Coastlines are constantly reshaped by tectonic uplift and subsidence. The ancient Greek city of Helike was destroyed by a tsunami generated by an earthquake, and its ruins were submerged. Similarly, the city of Port Royal in Jamaica sank into the sea after an earthquake. On the other hand, tectonic uplift can raise former ports above sea level, stranding them inland. Ephesus, once a major port, silted up due to changed river courses and local uplift. The rise and fall of ports directly influenced the economic fortunes of civilizations.
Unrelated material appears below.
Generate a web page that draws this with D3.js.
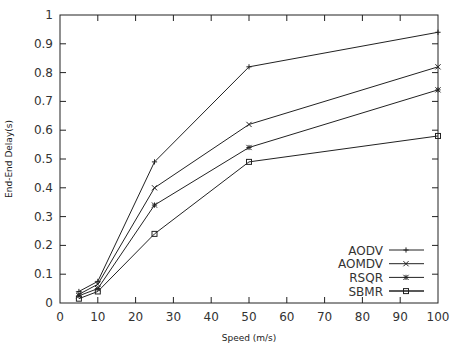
<!DOCTYPE html>
<html lang="en">
<head>
    <meta charset="UTF-8">
    <title>End-End Delay vs Speed</title>
    <script src="https://cdn.jsdelivr.net/npm/d3@7"></script>
    <style>
        body { margin: 0; background: #fff; }
        svg { display: block; }
    </style>
</head>
<body>
<svg></svg>
<script>
    const speeds = [5, 10, 25, 50, 100];
    const protocols = ["AODV", "AOMDV", "RSQR", "SBMR"];
    const aodv = [0.04, 0.075, 0.49, 0.82, 0.94];
    const aomdv = [0.03, 0.065, 0.40, 0.62, 0.82];
    const rsqr = [0.025, 0.05, 0.34, 0.54, 0.74];
    const sbmr = [0.015, 0.04, 0.24, 0.49, 0.58];
    const xTicks = [0, 10, 20, 30, 40, 50, 60, 70, 80, 90, 100];
    const yTicks = [0, 0.1, 0.2, 0.3, 0.4, 0.5, 0.6, 0.7, 0.8, 0.9, 1];

    const seriesValues = [aodv, aomdv, rsqr, sbmr];
    const markers = ["plus", "cross", "star", "square"];

    const width = 460, height = 347;
    const margin = {top: 15, right: 22, bottom: 44, left: 60};
    const iw = width - margin.left - margin.right,
        ih = height - margin.top - margin.bottom;

    const svg = d3.select("svg")
        .attr("width", width)
        .attr("height", height)
        .style("font-family", "'DejaVu Sans', sans-serif");

    const x = d3.scaleLinear().domain([0, 100]).range([margin.left, margin.left + iw]);
    const y = d3.scaleLinear().domain([0, 1]).range([margin.top + ih, margin.top]);

    const ink = "#222";
    const tickLen = 6;

    // frame + inward ticks on all sides
    const axes = svg.append("g").attr("stroke", ink).attr("stroke-width", 1);
    axes.append("rect")
        .attr("x", x(0)).attr("y", y(1))
        .attr("width", x(100) - x(0)).attr("height", y(0) - y(1))
        .attr("fill", "none");

    axes.selectAll(".xt")
        .data(xTicks.slice(1, -1))
        .join("path")
        .attr("d", d => `M${x(d)},${y(0)}v${-tickLen}M${x(d)},${y(1)}v${tickLen}`);
    axes.selectAll(".yt")
        .data(yTicks.slice(1, -1))
        .join("path")
        .attr("d", d => `M${x(0)},${y(d)}h${tickLen}M${x(100)},${y(d)}h${-tickLen}`);

    svg.append("g")
        .attr("font-size", 12)
        .attr("fill", "#333")
        .attr("text-anchor", "middle")
        .selectAll("text")
        .data(xTicks)
        .join("text")
        .attr("x", d => x(d))
        .attr("y", y(0) + 18)
        .text(d => d);

    svg.append("g")
        .attr("font-size", 12)
        .attr("fill", "#333")
        .attr("text-anchor", "end")
        .selectAll("text")
        .data(yTicks)
        .join("text")
        .attr("x", x(0) - 7)
        .attr("y", d => y(d) + 4)
        .text(d => d);

    svg.append("text")
        .attr("x", (x(0) + x(100)) / 2)
        .attr("y", height - 6)
        .attr("text-anchor", "middle")
        .attr("font-size", 9)
        .attr("fill", ink)
        .text("Speed (m/s)");

    svg.append("text")
        .attr("transform", `translate(12,${(y(0) + y(1)) / 2}) rotate(-90)`)
        .attr("text-anchor", "middle")
        .attr("font-size", 9)
        .attr("fill", ink)
        .text("End-End Delay(s)");

    function marker(g, type) {
        const s = 2.6;
        if (type === "plus") {
            g.append("path").attr("d", `M${-s},0h${2 * s}M0,${-s}v${2 * s}`);
        } else if (type === "cross") {
            g.append("path").attr("d", `M${-s},${-s}L${s},${s}M${-s},${s}L${s},${-s}`);
        } else if (type === "star") {
            g.append("path").attr("d", `M${-s},0h${2 * s}M0,${-s}v${2 * s}M${-s},${-s}L${s},${s}M${-s},${s}L${s},${-s}`);
        } else {
            g.append("rect").attr("x", -2.5).attr("y", -2.5).attr("width", 5).attr("height", 5).attr("fill", "none");
        }
    }

    const line = d3.line().x(d => x(d[0])).y(d => y(d[1]));

    seriesValues.forEach((vals, i) => {
        const pts = speeds.map((s, j) => [s, vals[j]]);
        const g = svg.append("g").attr("stroke", ink).attr("fill", "none").attr("stroke-width", 1);
        g.append("path").attr("d", line(pts));
        pts.forEach(p => {
            marker(g.append("g").attr("transform", `translate(${x(p[0])},${y(p[1])})`), markers[i]);
        });
    });

    // legend
    const legend = svg.append("g");
    protocols.forEach((name, i) => {
        const ly = 250 + i * 13.7;
        legend.append("text")
            .attr("x", 383)
            .attr("y", ly + 4.5)
            .attr("text-anchor", "end")
            .attr("font-size", 12)
            .attr("fill", "#333")
            .text(name);
        const g = legend.append("g").attr("stroke", ink).attr("fill", "none");
        g.append("path").attr("d", `M389,${ly}H424`).attr("stroke-width", i === 3 ? 1.5 : 1);
        marker(g.append("g").attr("transform", `translate(406,${ly})`), markers[i]);
    });
</script>
</body>
</html>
Maritime trade was contingent on accessible harbors, and tectonics could grant or remove that access over centuries.

Conclusion: The Enduring Legacy of Tectonic Forces

The fingerprints of plate tectonics are visible in every aspect of ancient life. From the soil that grew the first crops to the metals that forged the first empires, from the mountains that defended them to the earthquakes that tested them, the movement of the Earth's crust was a foundational condition for human history. Modern civil engineering and early warning systems have reduced, but not eliminated, the threat posed by tectonic hazards. Understanding how ancient civilizations navigated this dynamic planet offers lessons in resilience, adaptation, and the humility that comes from living on a restless Earth. As we face our own geological challenges, we can look to the past to see not only how geography shaped history, but how human creativity shaped a response to an ever-changing world.